El problema (del que no es ajena ninguna sociedad del mundo) y por ende la solución, es social, cultural, ético y de moral social en el amplio sentido de la palabra; el aspecto ético individual es muy relativo. Y la solución para combatir permanentemente esta oleada que afecta a la sociedad, tiene que darse en estas esferas (no con carácter exclusivamente normativo) porque tiene que crearse conciencia del valor de lo social, del patrimonio comunitario desde la perspectiva del interés particular. Y en esa coyuntura poco se habla de la corrupción normativa en el Perú, de esa forma de corrupción que parte del poder; del Congreso, de la Presidencia de la República, de la institucionalidad democrática que construye normas o espacios de aparente legalidad para satisfacer intereses particulares o en beneficio propio, como paso hace poco con los sueldos de los padres de la patria. Una corrupción legislativa que convierte por arte de birbiloque lo ilegal en legal. Una forma de corrupción institucionalizada y legal, que discurre a los partidos políticos (o a otras instituciones de la sociedad civil) cuando se norma para satisfacer determinados intereses, para mantener una estructura de poder o una cúpula.

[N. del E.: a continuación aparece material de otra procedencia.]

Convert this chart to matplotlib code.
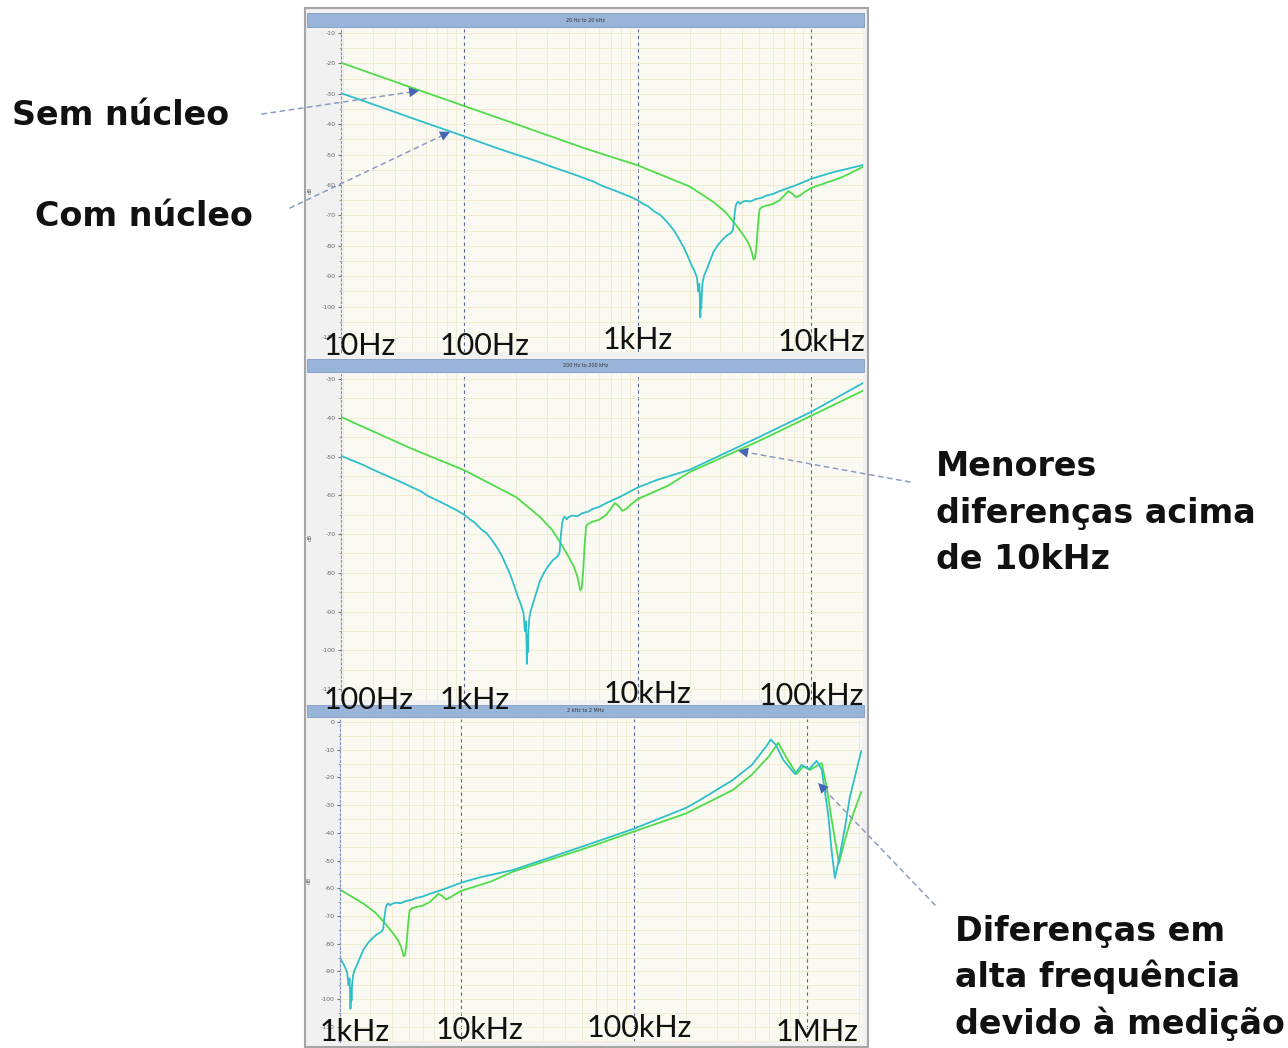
import numpy as np
import matplotlib.pyplot as plt
from matplotlib.patches import Rectangle
from matplotlib.ticker import LogLocator, MultipleLocator, NullFormatter

plt.rcParams['axes.unicode_minus'] = False

W, H = 1288, 1048

# "Sem núcleo" (green) - frequency in Hz, level in dB
freq_sem = [20, 50, 100, 200, 500, 1000, 2000, 2740, 3200, 3600, 4000, 4300, 4500,
            4670, 4760, 4850, 4950, 5050, 5200, 5500, 6000, 6600, 7000, 7400, 7800,
            8160, 8600, 9200, 10000, 15000, 20000, 50000, 100000, 200000, 373000,
            480000, 600000, 682000, 760000, 872000, 952000, 1040000, 1216000,
            1300000, 1360000, 1530000, 1650000, 1770000, 2060000]
db_sem = [-20, -28, -34, -40, -48, -53.5, -60.5, -65.6, -68.8, -72.3, -75.8, -78.5, -81,
          -84.5, -84, -80, -73, -68, -67.3, -66.8, -66.3, -65, -63.5, -62, -62.8,
          -64, -63.5, -62.3, -61, -57.5, -54, -46, -39.5, -33, -24.5,
          -19, -12.5, -7.5, -12.8, -18.8, -16, -17.3, -14.8,
          -23.4, -31.8, -51, -43, -36.5, -25.2]

# "Com núcleo" (cyan)
freq_com = [20, 30, 50, 76, 100, 150, 200, 260, 320, 400, 450, 500, 560, 620, 730, 800,
            850, 920, 1000, 1080, 1150, 1250, 1350, 1450, 1550, 1650, 1760, 1850, 1950,
            2050, 2120, 2200, 2240, 2270, 2290, 2300, 2315, 2330, 2350, 2380, 2420, 2500,
            2600, 2740, 2900, 3050, 3250, 3450, 3550, 3620, 3680, 3730, 3800, 3900, 4000,
            4200, 4500, 4800, 5200, 5500, 6000, 6600, 8000, 10000, 13000, 20000, 50000,
            100000, 200000, 240000, 373000, 480000, 580000, 617000, 660000, 730000,
            853000, 931000, 1030000, 1137000, 1216000, 1330000, 1380000, 1450000,
            1550000, 1660000, 1770000, 2060000]
db_com = [-30, -33.5, -38, -41.6, -44, -47.6, -50, -52.1, -54.0, -55.9, -56.9, -57.9, -58.9,
          -60.2, -61.7, -62.6, -63.2, -64.0, -65, -66.2, -67.0, -68.7, -69.8, -71.6, -73.5,
          -75.6, -78.4, -80.6, -83.5, -86.4, -88.0, -90.4, -95, -92.5, -98, -103.5, -96,
          -100.5, -94.5, -91.5, -89.8, -87.8, -85.3, -82, -79.8, -78.3, -76.7, -75.8,
          -74.8, -70, -67, -66, -65.5, -66.2, -65.6, -65.2, -65.4, -64.6, -64.2, -63.5,
          -63, -62, -60.3, -58, -56, -53.4, -45, -38.5, -31, -28.2, -20.9, -15.5, -8.9,
          -6.3, -8.2, -13.7, -18.8, -15.5, -17, -14, -17, -34, -45, -56.3,
          -48, -37.8, -27, -10.5]

titles = ['20 Hz to 20 kHz', '200 Hz to 200 kHz', '2 kHz to 2 MHz']
freq_labels = [['10Hz', '100Hz', '1kHz', '10kHz'],
               ['100Hz', '1kHz', '10kHz', '100kHz'],
               ['1kHz', '10kHz', '100kHz', '1MHz']]

green = '#4fdc4a'
cyan = '#2ebfcb'


def box(x0, y0, x1, y1):
    return [x0 / W, 1 - y1 / H, (x1 - x0) / W, (y1 - y0) / H]


fig = plt.figure(figsize=(W / 100, H / 100), dpi=100)
fig.patch.set_facecolor('white')

fig.add_artist(Rectangle((305 / W, 1 - 1047 / H), 563 / W, 1039 / H,
                         transform=fig.transFigure, facecolor='#f1f1f1',
                         edgecolor='#a5a5a5', lw=1.5, zorder=-5))

# layout of the three screenshots (pixels, top-left origin)
rects = [(341, 29, 863, 352), (341, 374, 863, 700), (340, 719, 862, 1042)]
bars = [(307, 13, 864, 27), (307, 359, 864, 372), (307, 705, 864, 717)]
xlims = [(19.5, 19950), (195, 199500), (2000, 2080000)]
ylims = [(-114.9, -8.7), (-112.8, -28.7), (-115.5, 1.1)]
label_pos = [[(360, 355), (485, 355), (638, 349), (822, 351)],
             [(369, 709), (475, 709), (648, 703), (811, 705)],
             [(355, 1041), (480, 1039), (639, 1037), (817, 1041)]]

axes = []
for i in range(3):
    x0, y0, x1, y1 = bars[i]
    fig.add_artist(Rectangle((x0 / W, 1 - y1 / H), (x1 - x0) / W, (y1 - y0) / H,
                             transform=fig.transFigure, facecolor='#98b4d8',
                             edgecolor='#7f9cc4', lw=0.6, zorder=-4))
    fig.text((x0 + x1) / 2 / W, 1 - (y0 + y1) / 2 / H, titles[i], fontsize=3.5,
             color='#333333', ha='center', va='center')

    ax = fig.add_axes(box(*rects[i]))
    ax.set_facecolor('#fbfaf2')
    ax.set_xscale('log')
    ax.plot(freq_sem, db_sem, color=green, lw=1.3)
    ax.plot(freq_com, db_com, color=cyan, lw=1.3)
    ax.set_xlim(*xlims[i])
    ax.set_ylim(*ylims[i])

    ax.xaxis.set_major_locator(LogLocator(base=10, numticks=12))
    ax.xaxis.set_minor_locator(LogLocator(base=10, subs=np.arange(2, 10), numticks=40))
    ax.xaxis.set_major_formatter(NullFormatter())
    ax.xaxis.set_minor_formatter(NullFormatter())
    ax.tick_params(axis='x', which='both', length=0)
    ax.yaxis.set_major_locator(MultipleLocator(10))
    ax.yaxis.set_minor_locator(MultipleLocator(5))
    ax.grid(which='minor', axis='x', color='#efeacd', lw=0.6)
    ax.grid(which='major', axis='x', color='#56648f', lw=0.8, ls=(0, (3, 3)))
    ax.grid(which='both', axis='y', color='#efeacd', lw=0.6)
    ax.set_axisbelow(True)
    ax.tick_params(axis='y', which='major', labelsize=4.5, labelcolor='#666666',
                   length=2.5, color='#777777', pad=1.5)
    ax.tick_params(axis='y', which='minor', length=1.2, color='#999999')
    for s in ['top', 'right', 'bottom']:
        ax.spines[s].set_visible(False)
    ax.spines['left'].set_linestyle((0, (2, 2)))
    ax.spines['left'].set_color('#8090c4')
    ax.set_ylabel('dB', fontsize=4, color='#666666', labelpad=6)
    axes.append(ax)

    for s, (x, y) in zip(freq_labels[i], label_pos[i]):
        fig.text(x / W, 1 - y / H, s, fontsize=22, family=['Lato', 'DejaVu Sans'],
                 color='#111111', ha='center', va='baseline', zorder=10)

# dashed shaft and solid blue head drawn separately
shaft = dict(arrowstyle='-', ls=(0, (3, 3)), lw=1.1, color='#8c9bc2',
             shrinkA=0, shrinkB=4)
head = dict(arrowstyle='-|>', lw=0, color='#4566b4', mutation_scale=18,
            shrinkA=0, shrinkB=0)
notes = [
    (0, ['Sem núcleo'], (12, 125), (55, -29), (262, 114)),
    (0, ['Com núcleo'], (35, 226), (83, -42.5), (290, 208)),
    (1, ['Menores', 'diferenças acima', 'de 10kHz'], (936, 476), (38000, -48.5), (910, 482)),
    (2, ['Diferenças em', 'alta frequência', 'devido à medição'], (955, 941), (1160000, -22), (935, 905)),
]
for k, lines, (tx, ty), target, (ax_, ay_) in notes:
    for j, line in enumerate(lines):
        fig.text(tx / W, 1 - (ty + 46.5 * j) / H, line, fontsize=24, fontweight='bold',
                 family='DejaVu Sans', color='#111111', ha='left', va='baseline')
    for props in (shaft, head):
        axes[k].annotate('', xy=target, xycoords='data',
                         xytext=(ax_ / W, 1 - ay_ / H), textcoords='figure fraction',
                         arrowprops=props, annotation_clip=False)

fig.savefig('out.png', dpi=100)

Y en este contexto, que forma parte de nuestra idiosincrasia, de nuestra manera de ser; la palabra no tiene valor, la verdad no tiene valor, el engaño es parte del mestizaje o de la viveza convertida en criollada; en una sociedad donde lo que vale es la apariencia, el parecer y no el ser, donde se consiguen títulos de maestría o doctorados por Internet (de veinte lucas) para tener currículum, para acceder a un cargo o para ser “doctor”. Y como en éste país cualquier burro es doctor, si no se tienen títulos, se inventan o se hacen en Azángaro, que sigue siendo la universidad más económica del Perú a pesar de los esfuerzos de la PNP. Así ha pasado con la “Contralora Suárez” que falsificando sus propios palmares, ha tenido una ingeniosa manera de aspirar al cargo para el que contaba con el favor político; una buena e ilustrativa manera de presentar su vocación fiscalizadora, "su lucha contra la corrupción". Es que al final de cuentas, el Perú de siempre; es el Perú de Rómulo León.